Multiple factors are driving Russia. The first is that Russia has been pushed into a corner. During his presidency, Putin has witnessed four NATO expansions eastward, so that now NATO forces are stationed literally on Russia's doorstep, with NATO military aircraft and ships constantly provoking incidents along the Russian border.

Second, Ukraine has become Russia’s last buffer zone. Western military advisers, weapons and ammunition are pouring into Ukraine. Moscow is left with few options. In the event that Ukraine gains access to NATO-supplied missiles, an attack could reach Moscow in four to five minutes.

Third, for the past two years, Ukraine has not only failed to implement the Minsk Agreement, but rather has been seeking to overturn it. Russia is deeply convinced that the Ukraine issue cannot be solved without fundamentally cutting off U.S. military support.

Fourth, global strategic stability is in jeopardy. Russia has to face the rude reality of the U.S. withdrawal from the INF and the Open Skies Treaty.

Currently, Russia has to figuratively cross the Rubicon and use military power as a means to keep talks alive. Putin recently warned that Russia has “no room for retreat” if the West continues its “aggressive behavior.” Russia stands ready to respond with appropriate military means.

Rather than rejecting Russian security concerns, Biden has supported negotiations. The U.S. has several considerations on its mind.

First, it has no significant national security interest in Ukraine. Although the U.S. is committed to maintaining Ukraine's territorial and sovereign integrity, it will not expend significant financial or human resources to intervene in its internal affairs, much less send troops to defend Ukraine against Russia. 

Second, there are certain criteria for Ukraine’s NATO membership aspirations. When it expanded in 1995, NATO specified the conditions required to admit new members, including that applicant should first resolve “ethnic or external territorial disputes.” The current situation in Ukraine threatens to delay its accession to NATO indefinitely, although the door of NATO is not shut altogether. In this regard, the U.S. side has made it clear that Ukraine’s membership in NATO is not possible in the next decade.

In September, Ukrainian President Volodymyr Zelensky visited the U.S. with several goals in mind, including securing progress on Ukraine’s NATO membership. He wants Washington to follow the “Normandy model” of talks to end the conflict in eastern Ukraine at an early date, and explore what sort of concessions the Biden administration is willing to make on the Nord Stream 2 gas pipeline project. Zelensky’s three issues did not get clarity from the U.S. side, and he left empty-handed. Zelensky’s visit to the U.S. was an important indicator of the U.S. position on a range of issues concerning Ukraine.

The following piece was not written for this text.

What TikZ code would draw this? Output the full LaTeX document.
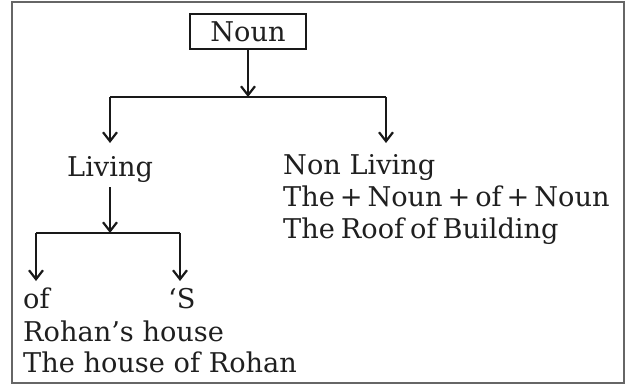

The existing global strategic stability needs to be rebalanced. The Trump administration’s arbitrary withdrawal from multilateral treaties has caused damage and lends some legitimacy to Russia’s concerns.

Finally, a “stable and predictable” relationship with Russia is in national strategic interest of the U.S., and it needs to mobilize all available resources so that it can focus its energy on competition and confrontation on the Eastern front.  

Of course, in addition to the external factors that contribute to the U.S.-Russian approach to negotiations, it is also important to recognize obstacles, such as structural contradictions, the trust deficit and the constraints faced by the Biden administration from anti-Russia elements.

All these factors dictate that U.S.-Russia negotiations will not be clear sailing. Neither will the U.S. side accept Russia’s security requirements in their entirety; otherwise, the draft document provided by the Russian side would be a de facto ultimatum. So it is only reasonable to predict a complex bargaining process.

Unsurprisingly, the recent U.S.-Russia Strategic Stability Dialogue, the third round of its kind, only reaffirmed their respective positions and did not pull off any breakthrough. It is not far-fetched to assume that the dialogues in Brussels and Vienna will follow the same pattern.

However, the U.S. and Russia have not closed the door on dialogue. Russia reiterated that it will not threaten any party and will not issue ultimatums to anyone. It believes that it’s still possible to reach an agreement, though this will require compromise on both sides and respect for the common interests of the two countries. The U.S. side said that if Russia takes measures to ease the tension and withdraws its troops deployed on the Russian-Ukrainian border, discussions on all issues will proceed faster and deeper.

Let’s wait and see what course the negotiations take, and whether they can land a solution acceptable to both sides.